→ **Instructions for the task**
Leaving out the pictures, retype the lines from the beginning of the listing through the line containing "XAxis, YAxis, LabelList".
·····
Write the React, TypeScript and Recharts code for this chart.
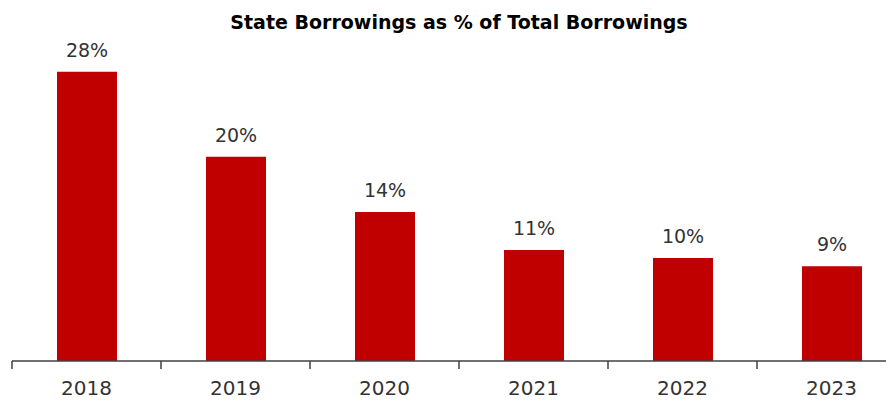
import React from "react";
import { BarChart, Bar, XAxis, YAxis, LabelList } from "recharts";

const years = ["2018", "2019", "2020", "2021", "2022", "2023"];
const shares = [28.0, 19.76, 14.42, 10.74, 9.96, 9.18];
const title = "State Borrowings as % of Total Borrowings";

const data = years.map((y, i) => ({ year: y, share: shares[i] }));

const AXIS_COLOR = "#404040";

const Tick = (props: any) => {
  const { x, y, payload, index } = props;
  const off = payload && payload.offset ? payload.offset : 74.5;
  const axisY = y - 20;
  return (
    <g>
      <line x1={x - off} x2={x - off} y1={axisY} y2={axisY + 8} stroke={AXIS_COLOR} strokeWidth={1.5} />
      {index === years.length - 1 ? (
        <line x1={x + off} x2={x + off} y1={axisY} y2={axisY + 8} stroke={AXIS_COLOR} strokeWidth={1.5} />
      ) : null}
      <text x={x} y={y + 14} textAnchor="middle" fill="#333" fontSize={20} fontFamily="DejaVu Sans">
        {payload.value}
      </text>
    </g>
  );
};

export default function App() {
  return (
    <div style={{ position: "relative", width: 886, height: 393, overflow: "hidden" }}>
      <div
        style={{
          position: "absolute",
          left: 0,
          width: 902,
          top: 2,
          textAlign: "center",
          fontFamily: "DejaVu Sans",
          fontWeight: "bold",
          fontSize: 19,
          lineHeight: "24px",
          color: "#000",
        }}
      >
        {title}
      </div>
      <BarChart
        width={900}
        height={393}
        data={data}
        margin={{ top: 43, right: 2, bottom: 0, left: 4 }}
        barCategoryGap="20%"
      >
        <YAxis hide domain={[0, 30]} />
        <XAxis
          dataKey="year"
          height={40}
          axisLine={{ stroke: AXIS_COLOR, strokeWidth: 1.5 }}
          tickLine={false}
          tickSize={8}
          tickMargin={12}
          tick={<Tick />}
          interval={0}
        />
        <Bar dataKey="share" fill="#C00000" barSize={60} isAnimationActive={false}>
          <LabelList
            dataKey="share"
            position="top"
            offset={15}
            formatter={(v: any) => `${Math.round(Number(v))}%`}
            fill="#333"
            fontSize={19}
            fontFamily="DejaVu Sans"
          />
        </Bar>
      </BarChart>
    </div>
  );
}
·····
→ **Response below**
Write the React, TypeScript and Recharts code for this chart.
import React from "react";
import { BarChart, Bar, XAxis, YAxis, LabelList } from "recharts";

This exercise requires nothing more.